● **WHAT TO PRODUCE**
Give every line of the data again, unchanged, but with no pictures.

● **MATERIAL PROVIDED**
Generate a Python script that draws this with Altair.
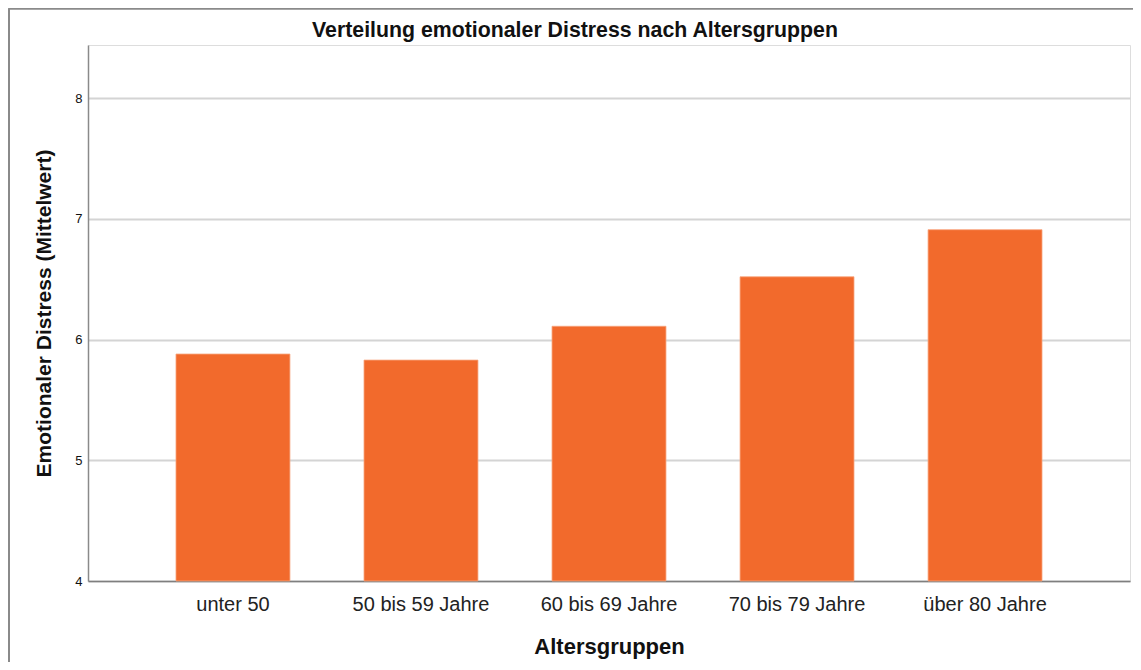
import altair as alt
import pandas as pd

categories = ["unter 50", "50 bis 59 Jahre", "60 bis 69 Jahre", "70 bis 79 Jahre", "über 80 Jahre"]
values = [5.88, 5.83, 6.11, 6.52, 6.91]
baseline = 4

df = pd.DataFrame({"gruppe": categories, "wert": values})

FONT = "Liberation Sans"
W, H = 1042, 536

bars = alt.Chart(df).mark_bar(color="#F26A2C", stroke="#F7A47E", strokeWidth=0.8).encode(
    x=alt.X(
        "gruppe:N",
        sort=categories,
        scale=alt.Scale(paddingInner=0.394, paddingOuter=0.468),
        axis=alt.Axis(
            title="Altersgruppen",
            labelAngle=0,
            labelFontSize=20,
            labelFont=FONT,
            labelColor="#222222",
            labelPadding=13,
            ticks=False,
            domainColor="#7f7f7f",
            domainWidth=1.5,
            titleFontSize=22,
            titleFont=FONT,
            titleFontWeight="bold",
            titleColor="#111111",
            titlePadding=22,
            grid=False,
        ),
    ),
    y=alt.Y(
        "wert:Q",
        scale=alt.Scale(domain=[4, 8.44], nice=False, zero=False),
        axis=alt.Axis(
            title="Emotionaler Distress (Mittelwert)",
            values=[4, 5, 6, 7, 8],
            format="d",
            labelFontSize=13,
            labelFont=FONT,
            labelColor="#111111",
            labelPadding=6,
            ticks=False,
            domainColor="#8a8a8a",
            domainWidth=1.5,
            gridColor="#d4d4d4",
            gridWidth=1.8,
            titleFontSize=21,
            titleFont=FONT,
            titleFontWeight="bold",
            titleColor="#111111",
            titlePadding=20,
        ),
    ),
    y2=alt.datum(baseline),
)

frame_top = alt.Chart(df).mark_rule(color="#8a8a8a", strokeWidth=1.5, clip=False).encode(
    x=alt.value(-79), x2=alt.value(W + 3), y=alt.value(-36.5)
)
frame_left = alt.Chart(df).mark_rule(color="#8a8a8a", strokeWidth=1.5, clip=False).encode(
    x=alt.value(-79), y=alt.value(-36.5), y2=alt.value(H + 81)
)

chart = alt.layer(frame_top, frame_left, bars).properties(
    width=W,
    height=H,
    autosize=alt.AutoSizeParams(type="none"),
    padding={"left": 80, "top": 37, "right": 3, "bottom": 81},
    title=alt.TitleParams(
        "Verteilung emotionaler Distress nach Altersgruppen",
        fontSize=21.3,
        font=FONT,
        fontWeight="bold",
        color="#111111",
        anchor="middle",
        dx=-34,
        offset=-34,
    ),
).configure_view(strokeWidth=0).configure(background="white")

chart.save("out.html", embed_options={"renderer": "svg", "actions": False})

● **ANSWER TO THIS PROBLEM**
Generate a Python script that draws this with Altair.
import altair as alt
import pandas as pd

categories = ["unter 50", "50 bis 59 Jahre", "60 bis 69 Jahre", "70 bis 79 Jahre", "über 80 Jahre"]
values = [5.88, 5.83, 6.11, 6.52, 6.91]
baseline = 4

df = pd.DataFrame({"gruppe": categories, "wert": values})

FONT = "Liberation Sans"
W, H = 1042, 536

bars = alt.Chart(df).mark_bar(color="#F26A2C", stroke="#F7A47E", strokeWidth=0.8).encode(
    x=alt.X(
        "gruppe:N",
        sort=categories,
        scale=alt.Scale(paddingInner=0.394, paddingOuter=0.468),
        axis=alt.Axis(
            title="Altersgruppen",
            labelAngle=0,
            labelFontSize=20,
            labelFont=FONT,
            labelColor="#222222",
            labelPadding=13,
            ticks=False,
            domainColor="#7f7f7f",
            domainWidth=1.5,
            titleFontSize=22,
            titleFont=FONT,
            titleFontWeight="bold",
            titleColor="#111111",
            titlePadding=22,
            grid=False,
        ),
    ),
    y=alt.Y(
        "wert:Q",
        scale=alt.Scale(domain=[4, 8.44], nice=False, zero=False),
        axis=alt.Axis(
            title="Emotionaler Distress (Mittelwert)",
            values=[4, 5, 6, 7, 8],
            format="d",
            labelFontSize=13,
            labelFont=FONT,
            labelColor="#111111",
            labelPadding=6,
            ticks=False,
            domainColor="#8a8a8a",
            domainWidth=1.5,
            gridColor="#d4d4d4",
            gridWidth=1.8,
            titleFontSize=21,
            titleFont=FONT,
            titleFontWeight="bold",
            titleColor="#111111",
            titlePadding=20,
        ),
    ),
    y2=alt.datum(baseline),
)

frame_top = alt.Chart(df).mark_rule(color="#8a8a8a", strokeWidth=1.5, clip=False).encode(
    x=alt.value(-79), x2=alt.value(W + 3), y=alt.value(-36.5)
)
frame_left = alt.Chart(df).mark_rule(color="#8a8a8a", strokeWidth=1.5, clip=False).encode(
    x=alt.value(-79), y=alt.value(-36.5), y2=alt.value(H + 81)
)

chart = alt.layer(frame_top, frame_left, bars).properties(
    width=W,
    height=H,
    autosize=alt.AutoSizeParams(type="none"),
    padding={"left": 80, "top": 37, "right": 3, "bottom": 81},
    title=alt.TitleParams(
        "Verteilung emotionaler Distress nach Altersgruppen",
        fontSize=21.3,
        font=FONT,
        fontWeight="bold",
        color="#111111",
        anchor="middle",
        dx=-34,
        offset=-34,
    ),
).configure_view(strokeWidth=0).configure(background="white")

chart.save("out.html", embed_options={"renderer": "svg", "actions": False})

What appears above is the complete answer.